Cinquanta sbavature di nero, è parodia - La recensione
Da Cinquanta sfumature di grigio a Cinquanta sbavature di nero. Firmato: Mike(Michael) Tiddes, regista e produttore americano specialista in spoof film, le satire imitative di genere che hanno una loro nobile storia, da Scary Movie alle serie di Austin Powers, da Dracula morto e contento a Mars Attacks e via così, in una serie lunghissima di titoli che deborda anche sulle propaggini italiane guidate da Totò e da Franco & Ciccio.
Ridicole perversioni
Questo per dire che la parodia assume i connotati di genere vero e proprio, passando attraverso i generi di riferimento. Spesso con impronta d’autore. Di Tiddes, in particolare, si ricordano al cinema Ghost Movie uno e due, mentre le biografie aggiungono al suo curriculum una discreta attività televisiva. Certo, non è Mel Brooks, ma forse ha lo spirito giusto per visitare a modo suo i sobborghi delle torride perversioni cantate da E. L. James e, non me ne abbiano i fans della scrittrice, già di per sé abbastanza ridicole.
Così il “nero” del titolo si riferisce al presunto sadofustigatore Christian Black (Marlon Wayans), diventato miliardario rubando macchine di lusso, rapinando negozi, strappando borse alle vecchiette e spacciando cocaina.
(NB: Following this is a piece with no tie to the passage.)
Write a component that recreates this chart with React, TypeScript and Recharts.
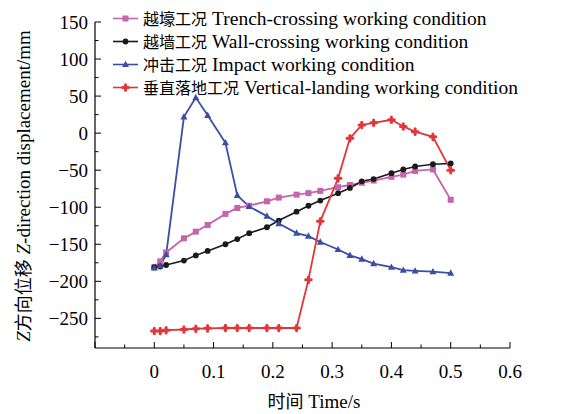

Sembrerebbe un mostro spietato e invece sotto la maschera è un po’ grullo e sempliciotto, oltre a tutto né abile, né durevole, né equipaggiato nelle pratiche di sesso. Insomma è soltanto ricco e di bell’aspetto, circondato da una immeritata fama di tombeur de femmes.
Rapporto goffo e grottesco
Facile per la giovine, inesperta e sprovveduta Hannah Steele (Kali Hawk) cadere nelle rete del miliardario che va ad intervistare per una rivista universitaria al posto della sua amica Kateesha (Jenny Zigrino), che al suo contrario ha una sfrenata disponibilità per gli uomini. Di qui incomincia la relazione tra Black e Hannah, che, sulle linee del film, anziché torbida diventa goffa e grottesca, trascinando con sé altri strambi personaggi come Eli (Affion Crockett) fratello superdotato di Black e la loro madre adottiva Claire (Jane Seymour) la quale, avendo appunto adottato due ragazzi neri, non può che essere ferocemente razzista.
Tracce di dialogo brillante, battute in climi molto americani (ma ben comprensibili perché chiamano in causa, risparmiando nessuno, fatti e persone universalmente noti), satira accesa, citazioni cinematografiche in chiave comica: qualche risata, con questi elementi, la storia riesce a strapparla.
In piena trance demenziale
Come si può immaginare, peraltro – in linea col parodismo di genere – il sesso è visivamente lontano anni luce, a parte la mise en scène di una sua buffa pantomima; e la trasgressività che almeno giustifichi l’intera intrapresa è tutta affidata ad un linguaggio delirante e sboccato, in piena trance demenziale sulla grande giostra del pastiche. Iperbolico, grottesco e caricaturale, il racconto si muove un po’ a caso, alla ricerca dell’effetto superficiale, senza lasciare gran traccia, cosa che, peraltro, non si oserebbe pretendere.
Ci si accontenta, piuttosto, della grana grossa sparsa in ogni angolo di film, del continuo sfottersi razzisticamente tra neri, del sarcasmo rovesciato a piene mani su un romanzo vagamente sopravvalutato e sul pallido film che ne è seguito. Rispetto al quale, è certo, questo piccolo rocambolesco artifizio reclama un pur illogico senso.